From: The London Telegraph (Electronic Edition), August 13, 1998 http://www.telegraph.co.uk

Putting a Face to a Face


By
Patrick Hook

POLICE are about to embark on the first trial of automatic face-recognition software linked to CCTV cameras. The systems can scan crowds of people and match faces against a database of wanted criminals.

The trials, in an unnamed inner London borough this autumn, will use the British-designed Mandrake system, which can even discover the identity of a suspect from an e-fit image.

However, privacy campaigners have raised concerns about the trials and have called on the Government to issue strict guidelines.

Using software developed in America, Software & Systems has also taken the the process a stage further to allow the use of the system for large-scale search-and-compare operations.

"A simple example might be the use of a CCTV camera at an airport filming people passing a particlar point," said Patricia Oldcorn, marketing director of Software & Systems. "As people approached, the software would compare the image of their faces against its own database and immediately identify known suspects."

Based on advances in neural intelligence, the software has been programmed to match key facial features and to learn from its past mistakes. Unaffected by facial hair, spectacles, hat and so on, the software concentrates on the area of the face between the top of the eyebrows and the bottom of the chin and from one side of the temple to the other.

Ben Turner of Software & Systems International said: "We found that the search engine was even capable of making a comparison between an e-fit image of a person and a photograph held on the database."

In police investigative terms, the news is of vital interest. E-fit images have traditionally provided the means to ask for the public's help in identifying a suspect.

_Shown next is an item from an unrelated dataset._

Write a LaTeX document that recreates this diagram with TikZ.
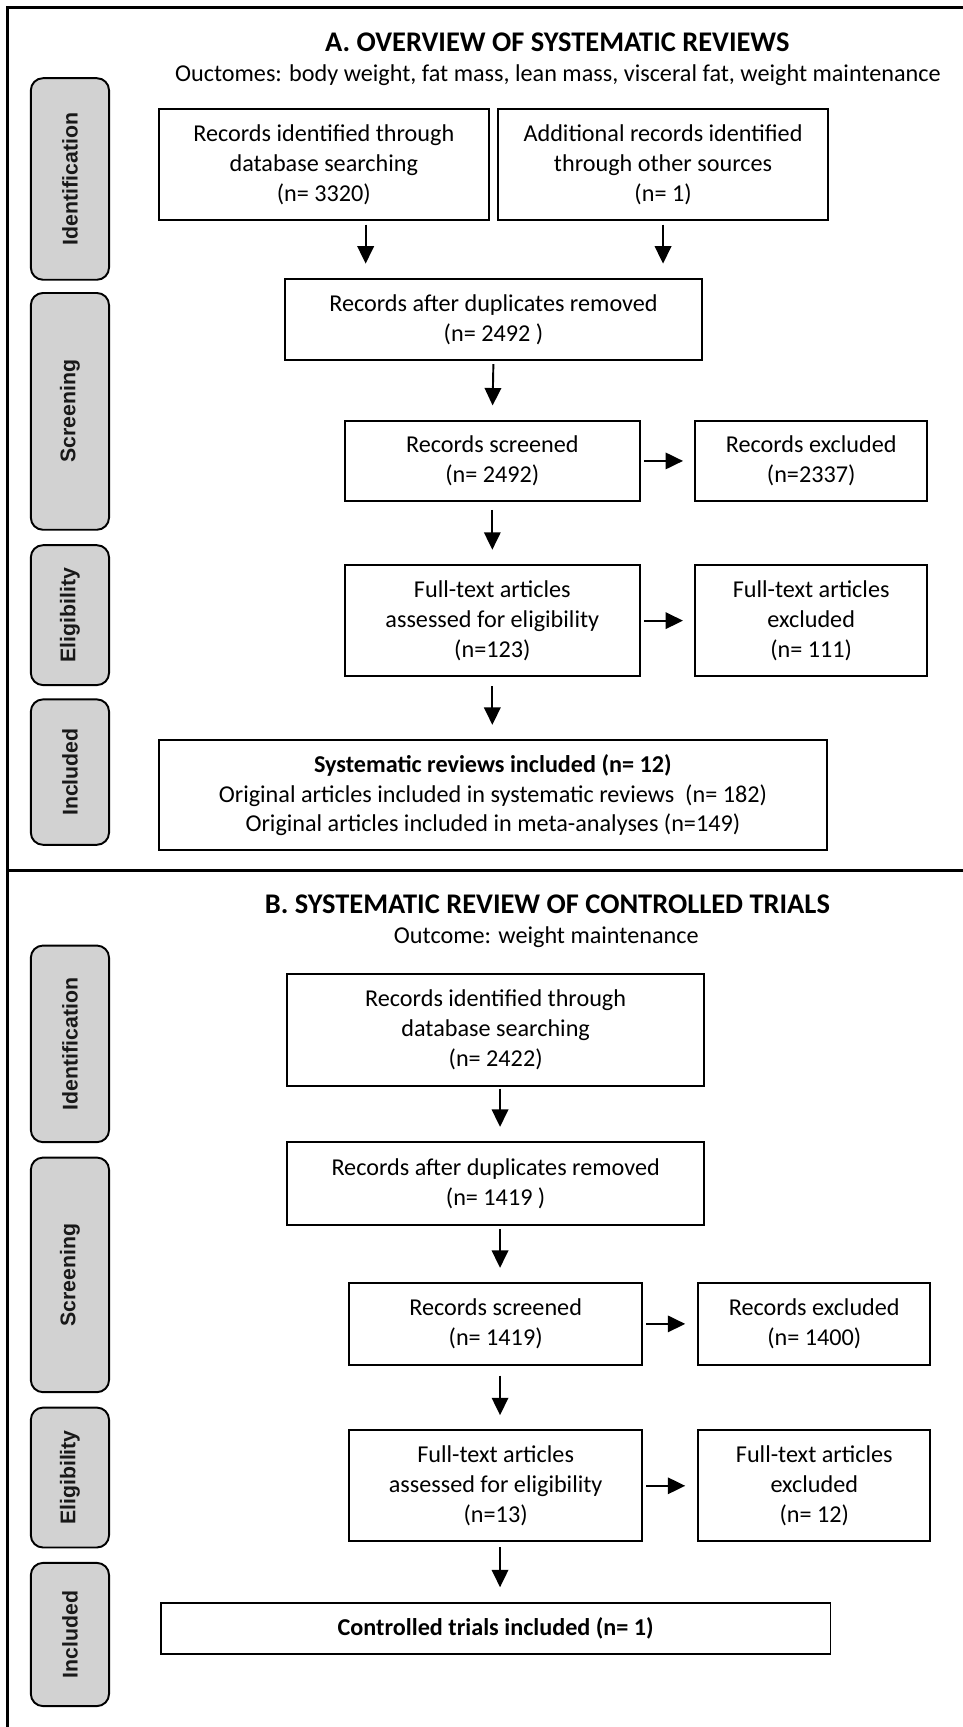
\documentclass[tikz,border=0pt]{standalone}
\usepackage{fontspec}
\setmainfont{Carlito}
\newfontfamily\stagefont{Liberation Sans}
\usepackage{tikz}
\usetikzlibrary{shapes, arrows, calc, positioning}
\usetikzlibrary{arrows.meta}

\definecolor{stagegray}{RGB}{210,210,210}
\newcommand{\boxfont}{\fontsize{12.5}{15.4}\selectfont}
\newcommand{\headfont}{\fontsize{14.7}{17}\selectfont\bfseries}

\begin{document}
\begin{tikzpicture}[
      x=0.02cm, y=-0.02cm,  % one unit = one pixel of the layout, y runs down
      every node/.style={font=\boxfont},
      recbox/.style 2 args={draw, line width=1pt, rectangle, align=center, inner sep=0pt,
        fill=white, minimum width=#1*0.02cm, minimum height=#2*0.02cm},
      stage/.style={draw, line width=1pt, fill=stagegray, rounded corners=0.22cm,
        rotate=90, inner sep=0pt, minimum height=1.42cm, minimum width=#1*0.02cm,
        font=\stagefont\bfseries\fontsize{11}{13}\selectfont, text=black!90},
      arr/.style={-{Triangle[length=9pt, width=8.5pt]}, line width=1pt,
        shorten <=0.06cm, shorten >=0.26cm}
    ]
    \useasboundingbox (0,0) rectangle (874,1568);
    % outer frame, its right and bottom side lie outside the page
    \draw[line width=1.3pt] (874,6.7) -- (6.7,6.7) -- (6.7,1568);
    \draw[line width=1.3pt] (6.7,790.5) -- (874,790.5);

    % Panel A: overview of systematic reviews
    \node[font=\headfont] (titleA) at (506,38) {A. OVERVIEW OF SYSTEMATIC REVIEWS};
    \node (outA) at (506.5,68) {Ouctomes: body weight, fat mass, lean mass, visceral fat, weight maintenance};

    \node[stage=183] (identA) at (63.5,162.5) {Identification};
    \node[stage=215] (screenA) at (63.5,373.5) {Screening};
    \node[stage=127] (eligA) at (63.5,558.5) {Eligibility};
    \node[stage=132] (inclA) at (63.5,701) {Included};

    \node[recbox={300}{101}] (dbA) at (294,149.5) {Records identified through\\database searching\\(n= 3320)};
    \node[recbox={300}{101}] (otherA) at (602,149.5) {Additional records identified\\through other sources\\(n= 1)};
    \node[recbox={378}{73.5}] (dupA) at (448,290) {Records after duplicates removed\\(n= 2492 )};
    \node[recbox={268}{73}] (scrA) at (447,418.5) {Records screened\\(n= 2492)};
    \node[recbox={211}{73}] (excA) at (736.5,418.5) {Records excluded\\(n=2337)};
    \node[recbox={268}{101}] (fullA) at (447,563.5) {Full-text articles\\assessed for eligibility\\(n=123)};
    \node[recbox={211}{101}] (fexA) at (736.5,563.5) {Full-text articles\\excluded\\(n= 111)};
    \node[recbox={607}{100}] (incA) at (447.5,722) {\textbf{Systematic reviews included (n= 12)}\\Original articles included in systematic reviews\ \ (n= 182)\\Original articles included in meta-analyses (n=149)};

    \coordinate (dbAout) at ([xshift=0.76cm]dbA.south);
    \draw[arr] (dbAout) -- (dbAout |- dupA.north);
    \draw[arr] (otherA.south) -- (otherA.south |- dupA.north);
    \draw[arr] (dupA.south) -- (scrA.north);
    \draw[arr, shorten >=0.2cm] (scrA.east) -- (excA.west);
    \draw[arr, shorten <=0.14cm] (scrA.south) -- (fullA.north);
    \draw[arr, shorten >=0.2cm] (fullA.east) -- (fexA.west);
    \draw[arr, shorten <=0.16cm] (fullA.south) -- (fullA.south |- incA.north);

    % Panel B: systematic review of controlled trials
    \node[font=\headfont] (titleB) at (497,821) {B. SYSTEMATIC REVIEW OF CONTROLLED TRIALS};
    \node (outB) at (496,851) {Outcome: weight maintenance};

    \node[stage=178.5] (identB) at (63.5,947.75) {Identification};
    \node[stage=213] (screenB) at (63.5,1157.5) {Screening};
    \node[stage=127] (eligB) at (63.5,1341.5) {Eligibility};
    \node[stage=130] (inclB) at (63.5,1484) {Included};

    \node[recbox={378.5}{102}] (dbB) at (450,935) {Records identified through\\database searching\\(n= 2422)};
    \node[recbox={378.5}{75}] (dupB) at (450,1074.5) {Records after duplicates removed\\(n= 1419 )};
    \node[recbox={266}{74}] (scrB) at (450,1202) {Records screened\\(n= 1419)};
    \node[recbox={210.6}{74}] (excB) at (739.3,1202) {Records excluded\\(n= 1400)};
    \node[recbox={266}{100.5}] (fullB) at (450,1349) {Full-text articles\\assessed for eligibility\\(n=13)};
    \node[recbox={210.6}{100.5}] (fexB) at (739.3,1349) {Full-text articles\\excluded\\(n= 12)};
    \node[recbox={608}{47}] (incB) at (450,1478.5) {\textbf{Controlled trials included (n= 1)}};

    \coordinate (dbBout) at ([xshift=0.08cm]dbB.south);
    \draw[arr, shorten <=0.03cm] (dbBout) -- (dbBout |- dupB.north);
    \coordinate (dupBout) at ([xshift=0.08cm]dupB.south);
    \draw[arr] (dupBout) -- (dupBout |- scrB.north);
    \draw[arr, shorten >=0.22cm] (scrB.east) -- (excB.west);
    \coordinate (scrBout) at ([xshift=0.08cm]scrB.south);
    \draw[arr, shorten <=0.18cm] (scrBout) -- (scrBout |- fullB.north);
    \draw[arr, shorten >=0.22cm] (fullB.east) -- (fexB.west);
    \coordinate (fullBout) at ([xshift=0.08cm]fullB.south);
    \draw[arr, shorten <=0.09cm] (fullBout) -- (fullBout |- incB.north);
\end{tikzpicture}
\end{document}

But it is a slow process requiring a manual search of police records - Mandrake now offers the opportuntiy of identifying suspects in seconds.

The problem of a suitable database remains. The availabilty of digital images of criminals is at best patchy - most images are still hard-copy photographs. The new driving licence and passports will soon have digital photographs.

A spokesman for the pressure group Privacy International said: "We asked the Government to prohibit the sale of this technology, and urged that strict guidelines be issued to the police."